## Task requirements
Reproduce the records below exactly as they appear.

========================================

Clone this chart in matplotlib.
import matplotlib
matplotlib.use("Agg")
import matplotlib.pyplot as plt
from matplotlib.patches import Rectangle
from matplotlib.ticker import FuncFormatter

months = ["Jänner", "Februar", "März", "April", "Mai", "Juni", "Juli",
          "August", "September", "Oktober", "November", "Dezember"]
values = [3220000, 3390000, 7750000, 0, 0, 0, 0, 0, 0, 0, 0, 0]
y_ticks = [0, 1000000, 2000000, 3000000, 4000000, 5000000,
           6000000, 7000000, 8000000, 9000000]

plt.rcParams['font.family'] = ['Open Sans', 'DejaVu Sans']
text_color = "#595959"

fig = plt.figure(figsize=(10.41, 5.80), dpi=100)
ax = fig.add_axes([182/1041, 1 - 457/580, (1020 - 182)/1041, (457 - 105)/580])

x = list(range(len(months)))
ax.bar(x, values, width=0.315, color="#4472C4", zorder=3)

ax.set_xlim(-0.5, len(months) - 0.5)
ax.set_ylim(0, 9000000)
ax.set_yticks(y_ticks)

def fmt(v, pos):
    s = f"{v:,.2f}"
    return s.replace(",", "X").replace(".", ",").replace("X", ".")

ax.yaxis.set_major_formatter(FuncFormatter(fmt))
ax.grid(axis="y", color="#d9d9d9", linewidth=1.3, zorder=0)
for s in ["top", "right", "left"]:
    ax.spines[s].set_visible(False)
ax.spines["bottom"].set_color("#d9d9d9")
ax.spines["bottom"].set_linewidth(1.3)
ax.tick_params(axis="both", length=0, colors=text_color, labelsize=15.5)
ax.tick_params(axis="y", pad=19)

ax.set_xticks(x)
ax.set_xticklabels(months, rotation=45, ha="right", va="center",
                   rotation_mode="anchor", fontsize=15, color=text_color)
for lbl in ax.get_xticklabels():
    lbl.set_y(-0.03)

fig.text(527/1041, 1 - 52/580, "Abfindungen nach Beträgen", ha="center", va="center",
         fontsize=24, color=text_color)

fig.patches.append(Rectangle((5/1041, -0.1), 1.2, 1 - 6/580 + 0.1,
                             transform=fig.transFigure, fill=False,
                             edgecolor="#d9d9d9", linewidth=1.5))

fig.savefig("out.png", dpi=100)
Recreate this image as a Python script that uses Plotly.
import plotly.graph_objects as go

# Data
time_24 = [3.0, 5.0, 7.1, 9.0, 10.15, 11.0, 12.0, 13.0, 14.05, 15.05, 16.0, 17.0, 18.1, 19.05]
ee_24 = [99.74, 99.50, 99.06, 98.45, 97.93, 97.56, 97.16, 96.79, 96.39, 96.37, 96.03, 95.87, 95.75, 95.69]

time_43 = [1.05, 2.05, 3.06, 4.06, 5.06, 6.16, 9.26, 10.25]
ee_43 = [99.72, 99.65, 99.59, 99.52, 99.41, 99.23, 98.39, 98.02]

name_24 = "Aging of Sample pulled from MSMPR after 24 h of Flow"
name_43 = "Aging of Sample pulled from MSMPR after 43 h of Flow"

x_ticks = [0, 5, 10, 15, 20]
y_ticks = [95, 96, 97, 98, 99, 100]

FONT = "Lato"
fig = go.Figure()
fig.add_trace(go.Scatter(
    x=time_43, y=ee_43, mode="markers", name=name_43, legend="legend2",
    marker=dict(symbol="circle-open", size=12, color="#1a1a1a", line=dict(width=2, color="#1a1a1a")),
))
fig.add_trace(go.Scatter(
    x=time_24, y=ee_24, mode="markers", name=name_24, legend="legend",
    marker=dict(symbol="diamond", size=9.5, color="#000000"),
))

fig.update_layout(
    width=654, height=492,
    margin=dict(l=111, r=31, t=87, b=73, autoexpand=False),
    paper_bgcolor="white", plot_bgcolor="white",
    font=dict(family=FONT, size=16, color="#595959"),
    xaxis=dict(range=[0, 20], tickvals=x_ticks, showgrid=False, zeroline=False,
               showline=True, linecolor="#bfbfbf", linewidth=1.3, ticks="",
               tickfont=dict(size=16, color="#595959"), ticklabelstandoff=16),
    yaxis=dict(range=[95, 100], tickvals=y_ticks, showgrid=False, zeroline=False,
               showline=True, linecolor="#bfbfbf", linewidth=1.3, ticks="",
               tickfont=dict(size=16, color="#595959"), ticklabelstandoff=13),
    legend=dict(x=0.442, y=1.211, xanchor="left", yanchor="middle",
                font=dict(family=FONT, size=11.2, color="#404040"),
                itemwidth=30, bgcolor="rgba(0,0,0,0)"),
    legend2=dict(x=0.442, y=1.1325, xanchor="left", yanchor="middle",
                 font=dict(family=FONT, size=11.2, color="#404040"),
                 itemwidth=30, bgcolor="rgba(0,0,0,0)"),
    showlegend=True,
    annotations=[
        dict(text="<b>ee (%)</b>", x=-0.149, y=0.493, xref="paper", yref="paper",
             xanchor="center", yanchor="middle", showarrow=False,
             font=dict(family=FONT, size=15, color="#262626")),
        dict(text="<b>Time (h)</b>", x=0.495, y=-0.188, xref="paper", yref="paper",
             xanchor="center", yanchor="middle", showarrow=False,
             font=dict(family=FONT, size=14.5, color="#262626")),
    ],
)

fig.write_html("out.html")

========================================

## Full output
Clone this chart in matplotlib.
import matplotlib
matplotlib.use("Agg")
import matplotlib.pyplot as plt
from matplotlib.patches import Rectangle
from matplotlib.ticker import FuncFormatter

months = ["Jänner", "Februar", "März", "April", "Mai", "Juni", "Juli",
          "August", "September", "Oktober", "November", "Dezember"]
values = [3220000, 3390000, 7750000, 0, 0, 0, 0, 0, 0, 0, 0, 0]
y_ticks = [0, 1000000, 2000000, 3000000, 4000000, 5000000,
           6000000, 7000000, 8000000, 9000000]

plt.rcParams['font.family'] = ['Open Sans', 'DejaVu Sans']
text_color = "#595959"

fig = plt.figure(figsize=(10.41, 5.80), dpi=100)
ax = fig.add_axes([182/1041, 1 - 457/580, (1020 - 182)/1041, (457 - 105)/580])

x = list(range(len(months)))
ax.bar(x, values, width=0.315, color="#4472C4", zorder=3)

ax.set_xlim(-0.5, len(months) - 0.5)
ax.set_ylim(0, 9000000)
ax.set_yticks(y_ticks)

def fmt(v, pos):
    s = f"{v:,.2f}"
    return s.replace(",", "X").replace(".", ",").replace("X", ".")

ax.yaxis.set_major_formatter(FuncFormatter(fmt))
ax.grid(axis="y", color="#d9d9d9", linewidth=1.3, zorder=0)
for s in ["top", "right", "left"]:
    ax.spines[s].set_visible(False)
ax.spines["bottom"].set_color("#d9d9d9")
ax.spines["bottom"].set_linewidth(1.3)
ax.tick_params(axis="both", length=0, colors=text_color, labelsize=15.5)
ax.tick_params(axis="y", pad=19)

ax.set_xticks(x)
ax.set_xticklabels(months, rotation=45, ha="right", va="center",
                   rotation_mode="anchor", fontsize=15, color=text_color)
for lbl in ax.get_xticklabels():
    lbl.set_y(-0.03)

fig.text(527/1041, 1 - 52/580, "Abfindungen nach Beträgen", ha="center", va="center",
         fontsize=24, color=text_color)

fig.patches.append(Rectangle((5/1041, -0.1), 1.2, 1 - 6/580 + 0.1,
                             transform=fig.transFigure, fill=False,
                             edgecolor="#d9d9d9", linewidth=1.5))

fig.savefig("out.png", dpi=100)
Recreate this image as a Python script that uses Plotly.
import plotly.graph_objects as go

# Data
time_24 = [3.0, 5.0, 7.1, 9.0, 10.15, 11.0, 12.0, 13.0, 14.05, 15.05, 16.0, 17.0, 18.1, 19.05]
ee_24 = [99.74, 99.50, 99.06, 98.45, 97.93, 97.56, 97.16, 96.79, 96.39, 96.37, 96.03, 95.87, 95.75, 95.69]

time_43 = [1.05, 2.05, 3.06, 4.06, 5.06, 6.16, 9.26, 10.25]
ee_43 = [99.72, 99.65, 99.59, 99.52, 99.41, 99.23, 98.39, 98.02]

name_24 = "Aging of Sample pulled from MSMPR after 24 h of Flow"
name_43 = "Aging of Sample pulled from MSMPR after 43 h of Flow"

x_ticks = [0, 5, 10, 15, 20]
y_ticks = [95, 96, 97, 98, 99, 100]

FONT = "Lato"
fig = go.Figure()
fig.add_trace(go.Scatter(
    x=time_43, y=ee_43, mode="markers", name=name_43, legend="legend2",
    marker=dict(symbol="circle-open", size=12, color="#1a1a1a", line=dict(width=2, color="#1a1a1a")),
))
fig.add_trace(go.Scatter(
    x=time_24, y=ee_24, mode="markers", name=name_24, legend="legend",
    marker=dict(symbol="diamond", size=9.5, color="#000000"),
))

fig.update_layout(
    width=654, height=492,
    margin=dict(l=111, r=31, t=87, b=73, autoexpand=False),
    paper_bgcolor="white", plot_bgcolor="white",
    font=dict(family=FONT, size=16, color="#595959"),
    xaxis=dict(range=[0, 20], tickvals=x_ticks, showgrid=False, zeroline=False,
               showline=True, linecolor="#bfbfbf", linewidth=1.3, ticks="",
               tickfont=dict(size=16, color="#595959"), ticklabelstandoff=16),
    yaxis=dict(range=[95, 100], tickvals=y_ticks, showgrid=False, zeroline=False,
               showline=True, linecolor="#bfbfbf", linewidth=1.3, ticks="",
               tickfont=dict(size=16, color="#595959"), ticklabelstandoff=13),
    legend=dict(x=0.442, y=1.211, xanchor="left", yanchor="middle",
                font=dict(family=FONT, size=11.2, color="#404040"),
                itemwidth=30, bgcolor="rgba(0,0,0,0)"),
    legend2=dict(x=0.442, y=1.1325, xanchor="left", yanchor="middle",
                 font=dict(family=FONT, size=11.2, color="#404040"),
                 itemwidth=30, bgcolor="rgba(0,0,0,0)"),
    showlegend=True,
    annotations=[
        dict(text="<b>ee (%)</b>", x=-0.149, y=0.493, xref="paper", yref="paper",
             xanchor="center", yanchor="middle", showarrow=False,
             font=dict(family=FONT, size=15, color="#262626")),
        dict(text="<b>Time (h)</b>", x=0.495, y=-0.188, xref="paper", yref="paper",
             xanchor="center", yanchor="middle", showarrow=False,
             font=dict(family=FONT, size=14.5, color="#262626")),
    ],
)

fig.write_html("out.html")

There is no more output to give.